■ Problem statement ■
Transcribe all the entries word for word, omitting any pictures they contain.

■ Input material ■
◇ ◇ ◇ ◇

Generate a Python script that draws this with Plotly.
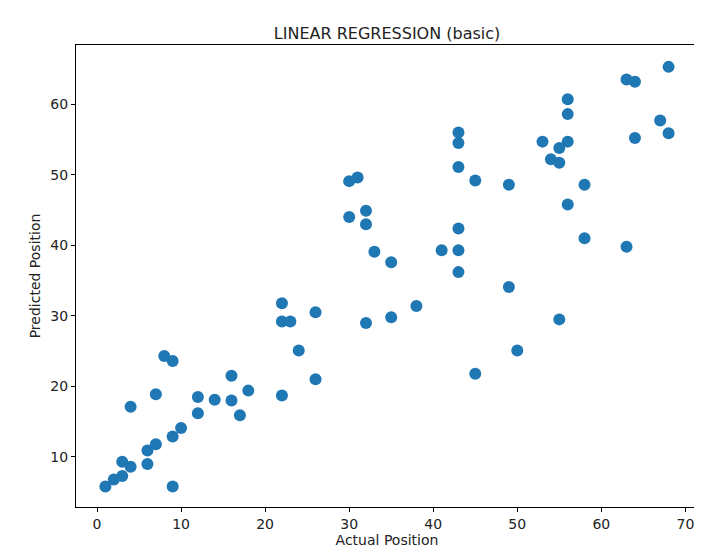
import plotly.graph_objects as go

actual = [1,2,3,3,4,4,6,6,7,7,8,9,9,9,10,12,12,14,16,16,17,18,22,22,22,23,24,26,26,30,31,30,32,32,33,32,35,35,38,41,43,43,43,43,43,43,45,45,49,49,50,53,54,55,55,56,56,56,56,55,58,58,63,64,64,63,67,68,68]
predicted = [5.8,6.8,7.3,9.3,8.6,17.1,9.0,10.9,11.8,18.9,24.3,23.6,12.9,5.8,14.1,18.5,16.2,18.1,18.0,21.5,15.9,19.4,18.7,31.8,29.2,29.2,25.1,21.0,30.5,49.1,49.6,44.0,44.9,43.0,39.1,29.0,37.6,29.8,31.4,39.3,56.0,54.5,51.1,42.4,39.3,36.2,49.2,21.8,48.6,34.1,25.1,54.7,52.2,53.8,51.7,60.7,58.6,54.7,45.8,29.5,48.6,41.0,63.5,63.2,55.2,39.8,57.7,65.3,55.9]

fig = go.Figure(go.Scatter(x=actual, y=predicted, mode="markers",
    marker=dict(color="#1f77b4", size=12, line=dict(width=0))))
ax = dict(showline=True, linecolor="black", linewidth=1, mirror=True, ticks="outside",
          ticklen=4, tickcolor="black", showgrid=False, zeroline=False, automargin=False,
          tickfont=dict(size=14, color="#222"))
fig.update_layout(
    width=702, height=557, plot_bgcolor="white", paper_bgcolor="white",
    margin=dict(l=68, r=12, t=37, b=58),
    font=dict(family="DejaVu Sans", color="#222"),
    title=dict(text="LINEAR REGRESSION (basic)", x=0.54, xanchor="center", y=0.955, yanchor="middle", font=dict(size=16)),
    xaxis=dict(ax, range=[-2.5, 71.5], tickvals=[0,10,20,30,40,50,60,70],
               title=dict(text="Actual Position", font=dict(size=14), standoff=4)),
    yaxis=dict(ax, range=[2.9, 68.4], tickvals=[10,20,30,40,50,60],
               title=dict(text="Predicted Position", font=dict(size=14), standoff=6)),
)
fig.write_html("out.html")
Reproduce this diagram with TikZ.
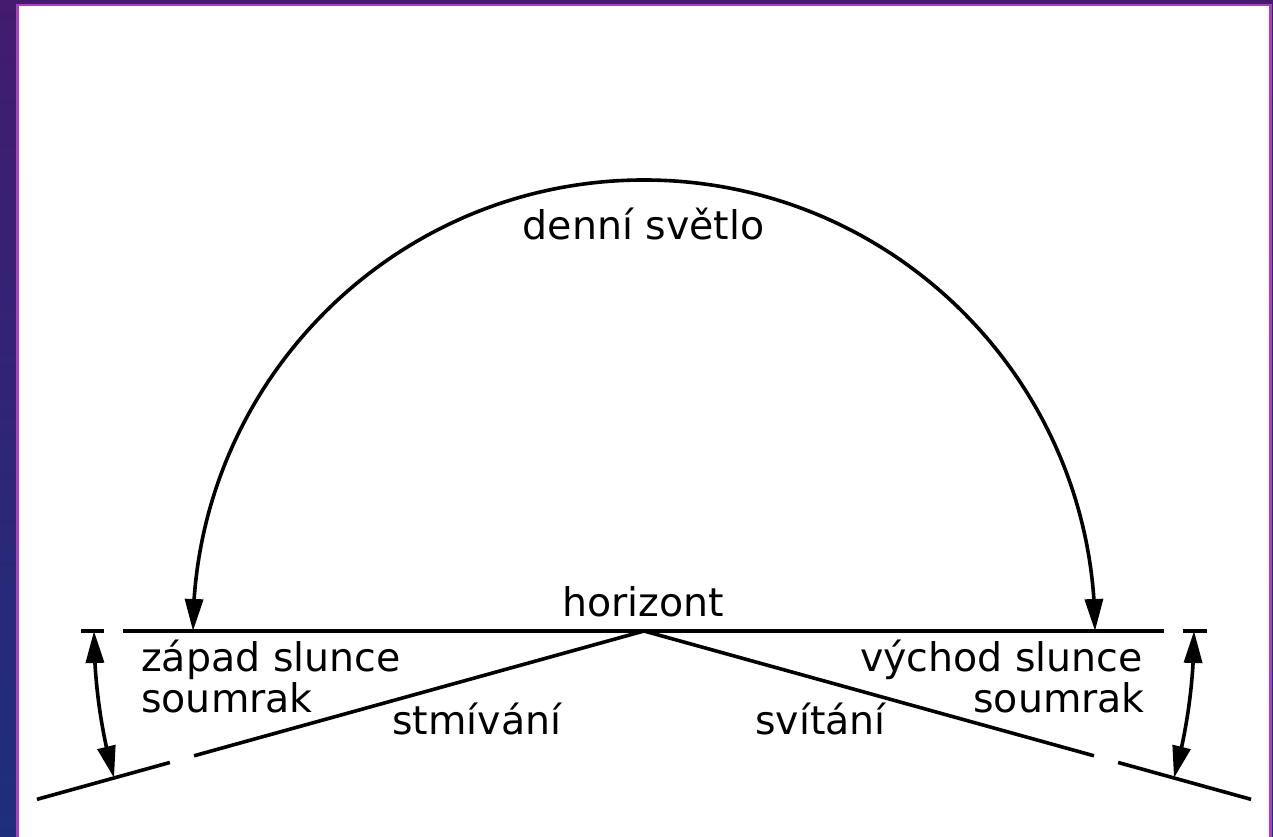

◇ ◇ ◇ ◇

■ Solution to this exercise ■
Generate a Python script that draws this with Plotly.
import plotly.graph_objects as go

actual = [1,2,3,3,4,4,6,6,7,7,8,9,9,9,10,12,12,14,16,16,17,18,22,22,22,23,24,26,26,30,31,30,32,32,33,32,35,35,38,41,43,43,43,43,43,43,45,45,49,49,50,53,54,55,55,56,56,56,56,55,58,58,63,64,64,63,67,68,68]
predicted = [5.8,6.8,7.3,9.3,8.6,17.1,9.0,10.9,11.8,18.9,24.3,23.6,12.9,5.8,14.1,18.5,16.2,18.1,18.0,21.5,15.9,19.4,18.7,31.8,29.2,29.2,25.1,21.0,30.5,49.1,49.6,44.0,44.9,43.0,39.1,29.0,37.6,29.8,31.4,39.3,56.0,54.5,51.1,42.4,39.3,36.2,49.2,21.8,48.6,34.1,25.1,54.7,52.2,53.8,51.7,60.7,58.6,54.7,45.8,29.5,48.6,41.0,63.5,63.2,55.2,39.8,57.7,65.3,55.9]

fig = go.Figure(go.Scatter(x=actual, y=predicted, mode="markers",
    marker=dict(color="#1f77b4", size=12, line=dict(width=0))))
ax = dict(showline=True, linecolor="black", linewidth=1, mirror=True, ticks="outside",
          ticklen=4, tickcolor="black", showgrid=False, zeroline=False, automargin=False,
          tickfont=dict(size=14, color="#222"))
fig.update_layout(
    width=702, height=557, plot_bgcolor="white", paper_bgcolor="white",
    margin=dict(l=68, r=12, t=37, b=58),
    font=dict(family="DejaVu Sans", color="#222"),
    title=dict(text="LINEAR REGRESSION (basic)", x=0.54, xanchor="center", y=0.955, yanchor="middle", font=dict(size=16)),
    xaxis=dict(ax, range=[-2.5, 71.5], tickvals=[0,10,20,30,40,50,60,70],
               title=dict(text="Actual Position", font=dict(size=14), standoff=4)),
    yaxis=dict(ax, range=[2.9, 68.4], tickvals=[10,20,30,40,50,60],
               title=dict(text="Predicted Position", font=dict(size=14), standoff=6)),
)
fig.write_html("out.html")
Reproduce this diagram with TikZ.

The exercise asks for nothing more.